Hussein Chalayan is an internationally recognized cutting-edge fashion designer, who moves between the fashion industry and art creation. He uses bodies and runways as a stage to discuss urban and cultural issues such as migration, identity, and borders through installations, videos, sounds, and various machineries. In comparison to his contemporaries, fashion critics find it difficult to define and categorize his works, which encompass highly sophisticated craftsmanship, cross-cultural thinking, dissection of the ideology behind clothes, as well as radical and runway shows.
Hussein Chalayan liberates garments from their restraints in terms of function, trends, and the fashion industry, allowing them to express themselves more freely and profusely. This premiere of Hussein Chalayan’s work in China brought together more than 130 of his masterpieces, in parts coming from the collections of major museums and design institutions around the world. It formed an archipelago of nine islands, representing nine chapters of his creations.
For Chalayan, “island” is not only his homeland but also a place of imagination and a drifting organism. Born in 1970 in Nicosia, Cyprus, Chalayan spent his childhood moving around with his family due to the conflict between the Greek and Turkish Cypriots on the island. At the age of 11, his mother sent him to study in the United Kingdom by himself, only to come back to Cyprus at the age of 16, and later return to England to attend University.
His graduation project at Central Saint Martins College of Art and Design in London revealed a very distinct interpretation of clothing compared to his contemporaries and he quickly became an “anomaly” of sorts within the European fashion scene.

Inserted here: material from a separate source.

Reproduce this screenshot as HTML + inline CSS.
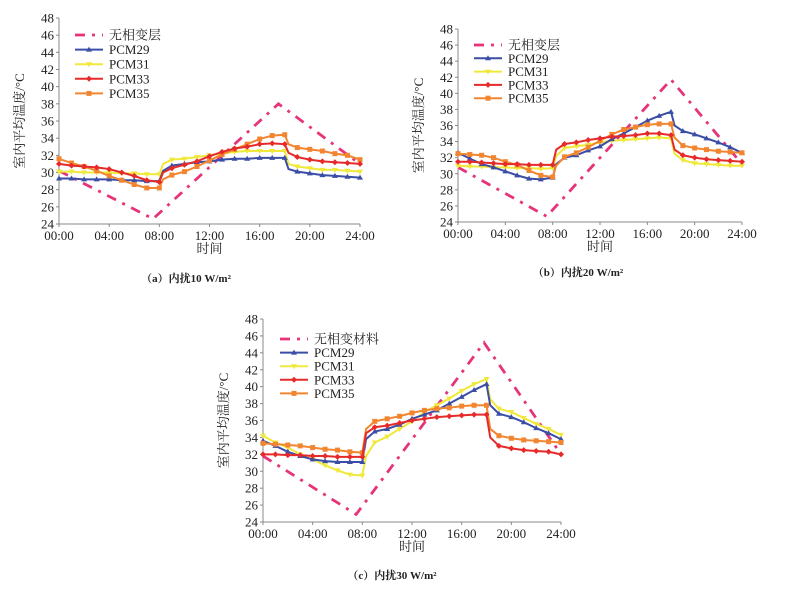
<!DOCTYPE html>
<html><head><meta charset="utf-8">
<style>
html,body{margin:0;padding:0;background:#fff;}
svg{display:block;}
text{font-family:"Liberation Serif","Noto Serif CJK SC",serif;fill:#222;}
</style></head>
<body>
<svg id="s" width="796" height="592" xmlns="http://www.w3.org/2000/svg"></svg>
<script>
const S=document.getElementById('s');
let h='';
const C={none:'#e6337a',p29:'#3b4ea6',p31:'#f0e83a',p33:'#e62a2a',p35:'#f28630'};
const DA='10,7,3,7';
function panel(P){
 const X=t=>P.x0+(P.x1-P.x0)*t/24, Y=v=>P.yb+(P.yt-P.yb)*(v-24)/24;
 h+=`<line x1="${P.x0}" y1="${P.yt}" x2="${P.x0}" y2="${P.yb}" stroke="#888" stroke-width="1"/>`;
 h+=`<line x1="${P.x0}" y1="${P.yb}" x2="${P.x1}" y2="${P.yb}" stroke="#888" stroke-width="1"/>`;
 for(let v=24;v<=48;v+=2){const y=Y(v);h+=`<line x1="${P.x0-3}" y1="${y}" x2="${P.x0}" y2="${y}" stroke="#888"/>`;
  h+=`<text x="${P.x0-5}" y="${y+4.5}" font-size="13" text-anchor="end">${v}</text>`;}
 for(let t=0;t<=24;t+=4){const x=X(t);h+=`<line x1="${x}" y1="${P.yb}" x2="${x}" y2="${P.yb+3}" stroke="#888"/>`;
  h+=`<text x="${x}" y="${P.yb+16}" font-size="13" text-anchor="middle">${String(t).padStart(2,'0')}:00</text>`;}
 h+=`<text x="${(P.x0+P.x1)/2}" y="${P.yb+29}" font-size="13" text-anchor="middle">时间</text>`;
 const ym=(P.yt+P.yb)/2;
 h+=`<text transform="translate(${P.x0-35},${ym}) rotate(-90)" font-size="13" text-anchor="middle">室内平均温度/°C</text>`;
 h+=`<text x="${P.cx}" y="${P.cy}" font-size="11" font-weight="bold" text-anchor="middle">（${P.lab}）内扰${P.w} W/m²</text>`;
 h+=`<polyline points="${P.none.map(p=>X(p[0])+','+Y(p[1])).join(' ')}" fill="none" stroke="${C.none}" stroke-width="2.8" stroke-dasharray="${DA}"/>`;
 for(const k of ['p31','p29','p35','p33']){
  const d=P[k];
  h+=`<polyline points="${d.map(p=>X(p[0])+','+Y(p[1])).join(' ')}" fill="none" stroke="${C[k]}" stroke-width="2"/>`;
  for(const p of d){ if(Math.abs(p[0]-Math.round(p[0]))>0.01) continue; const x=X(p[0]),y=Y(p[1]); h+=mk(k,x,y);}
 }
 const L=P.leg;
 const names=[['none',P.nn],['p29','PCM29'],['p31','PCM31'],['p33','PCM33'],['p35','PCM35']];
 names.forEach((n,i)=>{const y=L.y+i*L.dy;
  if(n[0]=='none') h+=`<line x1="${L.x}" y1="${y}" x2="${L.x+28}" y2="${y}" stroke="${C.none}" stroke-width="2.8" stroke-dasharray="${DA}"/>`;
  else {h+=`<line x1="${L.x}" y1="${y}" x2="${L.x+28}" y2="${y}" stroke="${C[n[0]]}" stroke-width="2"/>`+mk(n[0],L.x+14,y);}
  h+=`<text x="${L.x+34}" y="${y+4.5}" font-size="13">${n[1]}</text>`;});
}
function mk(k,x,y){const c=C[k];
 if(k=='p29')return `<polygon points="${x},${y-3} ${x-3},${y+2} ${x+3},${y+2}" fill="${c}"/>`;
 if(k=='p31')return `<polygon points="${x},${y+3} ${x-3},${y-2} ${x+3},${y-2}" fill="${c}"/>`;
 if(k=='p33')return `<polygon points="${x},${y-3} ${x+3},${y} ${x},${y+3} ${x-3},${y}" fill="${c}"/>`;
 return `<rect x="${x-2.5}" y="${y-2.5}" width="5" height="5" fill="${c}"/>`;}
panel({x0:59,x1:360,yt:18,yb:224,cx:186,cy:282,lab:'a',w:10,nn:'无相变层',leg:{x:75,y:35,dy:14.6},
 none:[[0,30.2],[7.5,24.6],[17.5,38],[24,31]],
 p29:[[0,29.3],[1,29.3],[2,29.2],[3,29.2],[4,29.2],[5,29.1],[6,29.1],[7,29],[8,29],[8.3,30.2],[9,30.8],[10,31],[11,31.2],[12,31.3],[13,31.5],[14,31.6],[15,31.6],[16,31.7],[17,31.7],[18,31.7],[18.3,30.4],[19,30.1],[20,29.9],[21,29.7],[22,29.6],[23,29.5],[24,29.4]],
 p31:[[0,30.1],[1,30.1],[2,30],[3,30],[4,30],[5,29.9],[6,29.9],[7,29.8],[8,29.8],[8.3,31],[9,31.5],[10,31.6],[11,31.8],[12,32],[13,32.2],[14,32.4],[15,32.5],[16,32.5],[17,32.5],[18,32.5],[18.3,31],[19,30.7],[20,30.5],[21,30.3],[22,30.3],[23,30.2],[24,30.1]],
 p33:[[0,31],[1,30.8],[2,30.7],[3,30.6],[4,30.4],[5,30],[6,29.6],[7,29.1],[8,28.9],[8.3,30],[9,30.5],[10,30.9],[11,31.3],[12,31.9],[13,32.4],[14,32.8],[15,33],[16,33.3],[17,33.4],[18,33.3],[18.3,32.3],[19,31.8],[20,31.5],[21,31.3],[22,31.2],[23,31.1],[24,31]],
 p35:[[0,31.6],[1,31.1],[2,30.7],[3,30.2],[4,29.6],[5,29.1],[6,28.6],[7,28.2],[8,28.2],[8.3,29.2],[9,29.7],[10,30.1],[11,30.7],[12,31.4],[13,32.1],[14,32.7],[15,33.3],[16,33.9],[17,34.3],[18,34.4],[18.3,33.3],[19,32.9],[20,32.7],[21,32.5],[22,32.2],[23,32],[24,31.5]]});
panel({x0:458,x1:742,yt:29,yb:222,cx:578,cy:276,lab:'b',w:20,nn:'无相变层',leg:{x:474,y:45,dy:13.3},
 none:[[0,30.8],[7.5,24.7],[18,41.7],[24,31.2]],
 p29:[[0,32.6],[1,31.9],[2,31.2],[3,30.8],[4,30.3],[5,29.8],[6,29.4],[7,29.3],[8,29.5],[8.3,31.2],[9,32],[10,32.3],[11,32.9],[12,33.4],[13,34.3],[14,35],[15,35.8],[16,36.6],[17,37.2],[18,37.7],[18.3,36],[19,35.3],[20,34.9],[21,34.4],[22,33.9],[23,33.3],[24,32.6]],
 p31:[[0,31],[1,30.9],[2,30.9],[3,30.8],[4,30.8],[5,30.7],[6,30.7],[7,30.6],[8,30.7],[8.3,32.2],[9,33.2],[10,33.4],[11,33.6],[12,33.9],[13,34.1],[14,34.2],[15,34.3],[16,34.4],[17,34.5],[18,34.4],[18.3,32.5],[19,31.7],[20,31.3],[21,31.2],[22,31.1],[23,31],[24,31]],
 p33:[[0,31.5],[1,31.5],[2,31.4],[3,31.3],[4,31.2],[5,31.2],[6,31.1],[7,31.1],[8,31.1],[8.3,33],[9,33.7],[10,33.9],[11,34.2],[12,34.4],[13,34.6],[14,34.7],[15,34.8],[16,35],[17,35],[18,34.8],[18.3,33],[19,32.3],[20,32],[21,31.8],[22,31.7],[23,31.6],[24,31.5]],
 p35:[[0,32.5],[1,32.4],[2,32.3],[3,32],[4,31.5],[5,31.1],[6,30.4],[7,29.8],[8,29.6],[8.3,31],[9,32.1],[10,32.6],[11,33.3],[12,34.1],[13,34.9],[14,35.5],[15,35.8],[16,36.1],[17,36.2],[18,36.2],[18.3,34.5],[19,33.5],[20,33.2],[21,33],[22,32.8],[23,32.7],[24,32.6]]});
panel({x0:263,x1:561,yt:319,yb:522,cx:392,cy:579,lab:'c',w:30,nn:'无相变材料',leg:{x:280,y:339,dy:13.6},
 none:[[0,31.8],[7.5,24.9],[17.8,45.2],[24,32]],
 p29:[[0,33.6],[1,33],[2,32.3],[3,31.8],[4,31.4],[5,31.2],[6,31.1],[7,31.1],[8,31.1],[8.3,33.8],[9,34.7],[10,35],[11,35.5],[12,36.2],[13,36.7],[14,37.2],[15,38],[16,38.8],[17,39.6],[18,40.3],[18.3,37.8],[19,36.8],[20,36.4],[21,35.8],[22,35.1],[23,34.5],[24,33.8]],
 p31:[[0,34.2],[1,33.4],[2,32.8],[3,32],[4,31.4],[5,30.7],[6,30.1],[7,29.6],[8,29.5],[8.3,31.8],[9,33.4],[10,34.1],[11,35],[12,35.9],[13,37],[14,37.8],[15,38.6],[16,39.5],[17,40.3],[18,40.9],[18.3,38.5],[19,37.4],[20,37],[21,36.3],[22,35.6],[23,35],[24,34.3]],
 p33:[[0,32],[1,32],[2,31.9],[3,31.9],[4,31.8],[5,31.8],[6,31.7],[7,31.7],[8,31.7],[8.3,34.5],[9,35.2],[10,35.4],[11,35.7],[12,36],[13,36.2],[14,36.4],[15,36.5],[16,36.6],[17,36.7],[18,36.7],[18.3,34],[19,33],[20,32.7],[21,32.5],[22,32.4],[23,32.3],[24,32]],
 p35:[[0,33.3],[1,33.2],[2,33.1],[3,33],[4,32.8],[5,32.6],[6,32.5],[7,32.3],[8,32.2],[8.3,35],[9,35.9],[10,36.2],[11,36.5],[12,36.9],[13,37.2],[14,37.4],[15,37.5],[16,37.7],[17,37.8],[18,37.8],[18.3,35],[19,34.2],[20,33.9],[21,33.7],[22,33.6],[23,33.5],[24,33.4]]});
S.innerHTML=h;
</script>
</body></html>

Through his designs, people can get a strong feeling for his thinking and criticism on the dichotomies of globalization and localism, the individual and the grand world theatre, and mechanistic views and the spiritual world.
Chalayan lets his clothes oscillate between the two-dimensional (tailoring, films) and three-dimensional (fashion shows) in an effort for them to overcome their wearers and become disembodied, nameless narrators. He once stated that he wanted “to create a sense of life for the clothes,” which is also what we hope and imagine for the islands of this exhibition.